The second part of the serial highlights the IPCC’s notion that, regardless of action taken now to reduce emissions, the climate will change until around the middle of this century
Regardless of future emissions, we are already committed to further warming, largely due to past emissions and inertia in the climate system. Globally, most greenhouse gas emissions due to human activities have come from just a few countries. Total emissions since 1970 have continued to rise, and emissions between 2000 and 2010 have been the highest yet.
The IPCC warns that if global society continues to emit greenhouse gases at current rates, the average global temperature could rise by 2.6–4.8°C by 2100 (according to the IPCC’s highest emissions scenario).
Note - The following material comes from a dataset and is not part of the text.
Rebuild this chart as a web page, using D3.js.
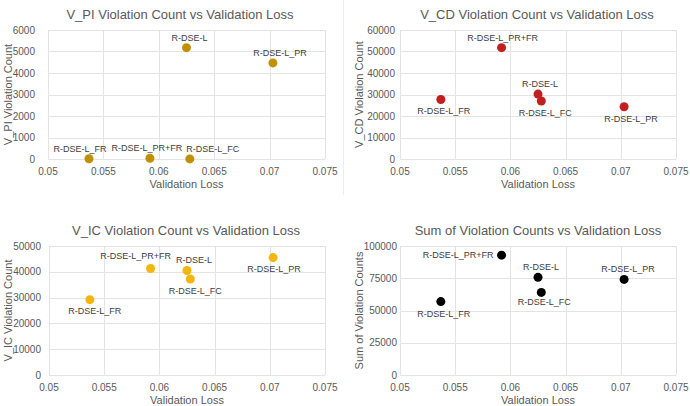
<!DOCTYPE html>
<html>
<head>
<meta charset="utf-8">
<script src="https://cdn.jsdelivr.net/npm/d3@7"></script>
<style>
  body { margin: 0; background: #fff; }
  svg { font-family: "Liberation Sans", Arial, sans-serif; }
</style>
</head>
<body>
<svg width="690" height="406"></svg>
<script>
// data
const models = ["R-DSE-L_FR", "R-DSE-L_PR+FR", "R-DSE-L", "R-DSE-L_FC", "R-DSE-L_PR"];
const valLoss = [0.0537, 0.0592, 0.0625, 0.0628, 0.0703];
const vPI = [12, 35, 5180, 5, 4470];
const vCD = [27700, 51800, 30200, 27000, 24300];
const vIC = [29200, 41300, 40500, 37200, 45500];
const vSum = [56900, 92900, 75700, 64000, 74100];
const xTicks = [0.05, 0.055, 0.06, 0.065, 0.07, 0.075];

const svg = d3.select("svg");

// one entry per panel
const panels = [
  { title: "V_PI Violation Count vs Validation Loss", yTitle: "V_PI Violation Count",
    values: vPI, yMax: 6000, yStep: 1000, color: "#BF9000",
    box: { left: 48, right: 325, top: 30, bottom: 159 }, titleX: 180, yTitleX: 8, tickGap: 13,
    // label offsets [dx, dy, anchor]
    labels: [[-9, -10, "middle"], [-3, -10, "middle"], [3, -10, "middle"], [23, -10, "middle"], [7, -10, "middle"]] },
  { title: "V_CD Violation Count vs Validation Loss", yTitle: "V_CD Violation Count",
    values: vCD, yMax: 60000, yStep: 10000, color: "#C0211F",
    box: { left: 400, right: 676, top: 30, bottom: 159 }, titleX: 537, yTitleX: 359, tickGap: 5,
    labels: [[3, 12, "middle"], [1, -10, "middle"], [2, -10, "middle"], [4, 12, "middle"], [7, 12, "middle"]] },
  { title: "V_IC Violation Count vs Validation Loss", yTitle: "V_IC Violation Count",
    values: vIC, yMax: 50000, yStep: 10000, color: "#F5B50F",
    box: { left: 49, right: 325, top: 246, bottom: 375 }, titleX: 186, yTitleX: 8, tickGap: 8,
    labels: [[5, 11, "middle"], [-15, -12, "middle"], [7, -11, "middle"], [5, 12, "middle"], [1, 11, "middle"]] },
  { title: "Sum of Violation Counts vs Validation Loss", yTitle: "Sum of Violation Counts",
    values: vSum, yMax: 100000, yStep: 25000, color: "#000000",
    box: { left: 400, right: 676, top: 246, bottom: 375 }, titleX: 538, yTitleX: 359, tickGap: 3,
    labels: [[-8, 0, "end"], [3, -10, "middle"], [3, -10, "middle"], [3, 10, "middle"], [4, -10, "middle"]] }
];
// label order above matches models order except panel 4 (FR, PR+FR, L, FC, PR)
panels[3].labels = [[3, 12, "middle"], [-8, 0, "end"], [3, -10, "middle"], [3, 10, "middle"], [4, -10, "middle"]];

// faint chart border between the top panels
svg.append("line")
  .attr("x1", 343.5).attr("x2", 343.5).attr("y1", 0).attr("y2", 195)
  .attr("stroke", "#ececec");

panels.forEach((p) => {
  const x = d3.scaleLinear().domain([0.05, 0.075]).range([p.box.left, p.box.right]);
  const y = d3.scaleLinear().domain([0, p.yMax]).range([p.box.bottom, p.box.top]);
  const yTicks = d3.range(0, p.yMax + 1, p.yStep);
  const g = svg.append("g");

  // gridlines
  g.append("g").selectAll("line").data(yTicks).enter().append("line")
    .attr("x1", p.box.left).attr("x2", p.box.right)
    .attr("y1", (d) => Math.round(y(d)) + 0.5).attr("y2", (d) => Math.round(y(d)) + 0.5)
    .attr("stroke", "#e3e3e3");
  g.append("g").selectAll("line").data(xTicks).enter().append("line")
    .attr("y1", p.box.top).attr("y2", p.box.bottom)
    .attr("x1", (d) => Math.round(x(d)) + 0.5).attr("x2", (d) => Math.round(x(d)) + 0.5)
    .attr("stroke", "#e3e3e3");

  // tick labels
  g.append("g").selectAll("text").data(yTicks).enter().append("text")
    .attr("x", p.box.left - p.tickGap).attr("y", (d) => y(d))
    .attr("text-anchor", "end").attr("dominant-baseline", "central")
    .style("font-size", "10px").style("fill", "#595959")
    .text((d) => d);
  g.append("g").selectAll("text").data(xTicks).enter().append("text")
    .attr("x", (d) => x(d)).attr("y", p.box.bottom + 12)
    .attr("text-anchor", "middle").attr("dominant-baseline", "central")
    .style("font-size", "10px").style("fill", "#595959")
    .text((d) => d3.format("~g")(d));

  // titles
  g.append("text")
    .attr("x", p.titleX).attr("y", p.box.top - 16)
    .attr("text-anchor", "middle").attr("dominant-baseline", "central")
    .style("font-size", "13px").style("fill", "#595959")
    .text(p.title);
  g.append("text")
    .attr("x", (p.box.left + p.box.right) / 2).attr("y", p.box.bottom + 25)
    .attr("text-anchor", "middle").attr("dominant-baseline", "central")
    .style("font-size", "11px").style("fill", "#595959")
    .text("Validation Loss");
  g.append("text")
    .attr("transform", `translate(${p.yTitleX},${(p.box.top + p.box.bottom) / 2}) rotate(-90)`)
    .attr("text-anchor", "middle").attr("dominant-baseline", "central")
    .style("font-size", "11px").style("fill", "#595959")
    .text(p.yTitle);

  // points
  g.append("g").selectAll("circle").data(models).enter().append("circle")
    .attr("cx", (d, i) => x(valLoss[i])).attr("cy", (d, i) => y(p.values[i]))
    .attr("r", 4.5).attr("fill", p.color);

  // data labels
  g.append("g").selectAll("text").data(models).enter().append("text")
    .attr("x", (d, i) => x(valLoss[i]) + p.labels[i][0])
    .attr("y", (d, i) => y(p.values[i]) + p.labels[i][1])
    .attr("text-anchor", (d, i) => p.labels[i][2]).attr("dominant-baseline", "central")
    .style("font-size", "9px").style("fill", "#404040")
    .text((d) => d);
});
</script>
</body>
</html>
The figure illustrates projected warming under a low-emissions scenario, a high-emissions scenario and two mid-range scenarios, and the temperature changes associated with each. Whether global society continues to emit greenhouse gases at today’s rate, or cuts greenhouse gas emissions sharply now, does not make a big difference in terms of climate impacts in the next few decades.
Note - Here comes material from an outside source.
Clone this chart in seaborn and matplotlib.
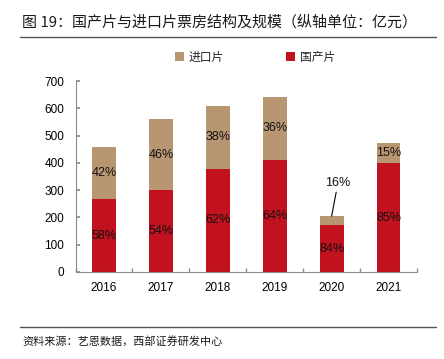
import numpy as np
import pandas as pd
import matplotlib
matplotlib.use("Agg")
import matplotlib.pyplot as plt
from matplotlib.patches import Patch
from matplotlib.lines import Line2D
import seaborn as sns

years = ["2016", "2017", "2018", "2019", "2020", "2021"]
domestic = [266.6, 301.0, 379.0, 411.8, 170.9, 399.3]   # 国产片, 亿元
imported = [190.5, 258.1, 230.8, 230.9, 33.5, 73.3]     # 进口片, 亿元
dom_pct = ["58%", "54%", "62%", "64%", "84%", "85%"]
imp_pct = ["42%", "46%", "38%", "36%", "16%", "15%"]

RED = "#C2111F"
TAN = "#B99672"

sns.set_theme(style="white")
plt.rcParams["font.family"] = ["Liberation Sans", "Noto Sans CJK SC", "DejaVu Sans"]

df = pd.DataFrame({"year": years, "domestic": domestic, "imported": imported})
df["total"] = df["domestic"] + df["imported"]

fig = plt.figure(figsize=(4.44, 3.59), dpi=100)
ax = fig.add_axes([75.5 / 444, 1 - 272 / 359, (417 - 75.5) / 444, (272 - 81) / 359])

# totals first (tan), domestic drawn over them (red)
sns.barplot(data=df, x="year", y="total", color=TAN, width=0.42,
            saturation=1, linewidth=0, ax=ax)
sns.barplot(data=df, x="year", y="domestic", color=RED, width=0.42,
            saturation=1, linewidth=0, ax=ax)

ax.set_xlim(-0.5, 5.5)
ax.set_ylim(0, 700)
ax.set_yticks(range(0, 701, 100))
ax.set_xlabel("")
ax.set_ylabel("")

for s in ["top", "right"]:
    ax.spines[s].set_visible(False)
for s in ["left", "bottom"]:
    ax.spines[s].set_color("#8c8c8c")
    ax.spines[s].set_linewidth(0.8)

ax.tick_params(axis="y", direction="in", length=3, color="#8c8c8c",
               labelsize=8.5, labelcolor="black", pad=8, left=True)
ax.tick_params(axis="x", which="major", length=0, labelsize=8.5,
               labelcolor="black", pad=7)
ax.set_xticks(np.arange(-0.5, 6, 1), minor=True)
ax.tick_params(axis="x", which="minor", direction="in", length=3,
               color="#8c8c8c", bottom=True)

lab_font = dict(fontsize=9, color="#111111", ha="center", va="center",
                family="Liberation Sans")
for i in range(len(years)):
    d = df["domestic"][i]
    t = df["total"][i]
    ax.text(i, d / 2, dom_pct[i], **lab_font)
    if years[i] == "2020":
        ax.text(i + 0.1, t + 120, imp_pct[i], **lab_font)
        # leader line from under the label down to the bar top
        ax.annotate("", xy=(i, t), xytext=(i + 0.08, t + 88),
                    arrowprops=dict(arrowstyle="-", color="black", lw=0.8,
                                    shrinkA=0, shrinkB=0))
    else:
        ax.text(i, d + (t - d) / 2, imp_pct[i], **lab_font)

handles = [Patch(facecolor=TAN, edgecolor="none", label="进口片"),
           Patch(facecolor=RED, edgecolor="none", label="国产片")]
fig.legend(handles=handles, loc="center left",
           bbox_to_anchor=(170 / 444, 1 - 57 / 359), ncol=2, frameon=False,
           prop={"family": "Noto Sans CJK SC", "size": 8.5},
           handlelength=0.8, handleheight=0.8, handletextpad=0.4,
           columnspacing=5.2, borderaxespad=0)

fig.text(22 / 444, 1 - 22 / 359, "图 19：国产片与进口片票房结构及规模（纵轴单位：亿元）",
         fontsize=10.8, family="Noto Sans CJK SC", va="center", ha="left",
         color="#1a1a1a")
fig.add_artist(Line2D([20 / 444, 436 / 444], [1 - 37 / 359, 1 - 37 / 359],
                      color="#555555", lw=1))
fig.add_artist(Line2D([20 / 444, 436 / 444], [1 - 327 / 359, 1 - 327 / 359],
                      color="#555555", lw=1))
fig.text(22 / 444, 1 - 341 / 359, "资料来源：艺恩数据，西部证券研发中心",
         fontsize=8, family="Noto Sans CJK SC", va="center", ha="left",
         color="#1a1a1a")

fig.savefig("out.png", dpi=100)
Curbing emissions to maintain global temperatures below 2°C would need urgent action at global level. However, the benefits to the global climate – and societies and ecosystems that depend on it – will only emerge in the latter half of the century. The IPCC lists the many reasons why mitigation action must start now and the kinds of immediate benefits it can deliver (see page 20). In contrast, taking action on adaptation today delivers many immediate benefits. But, there are limits to adaptation. For this reason, both adaptation and mitigation are needed; they each deliver benefits but over different timeframes.
In assessing future climate change, the Fifth Assessment Report presents four scenarios, known as Representative Concentration Pathways (RCPs). The scenarios show the result of different levels of emissions of greenhouse gases, from the present day to 2100, on global warming. IPCC does not indicate which policy and behavioural choices society could make that would lead to the scenarios.
In all scenarios, carbon dioxide concentrations are higher in 2100 than they are today. The low-emissions scenario assumes substantial and sustained reductions in greenhouse gas emissions. The high-emissions scenario assumes continued high emissions. The two intermediate scenarios assume some stabilisation in emissions.
In the next few decades, warming will be the same in all scenarios. Regardless of action taken now to reduce emissions, the climate will change until around the middle of this century. In the longer term, in all except the low-emissions scenario, global warming at the end of the 21st century is likely to be at least 1.5°C.In the two higher emissions scenarios, global warming is likely to be 2°C. In the second lowest emissions scenario, global warming is more likely than not to be 2°C. Warming will continue beyond 2100 under all emissions scenarios except the lowest and will continue to vary between years and between decades.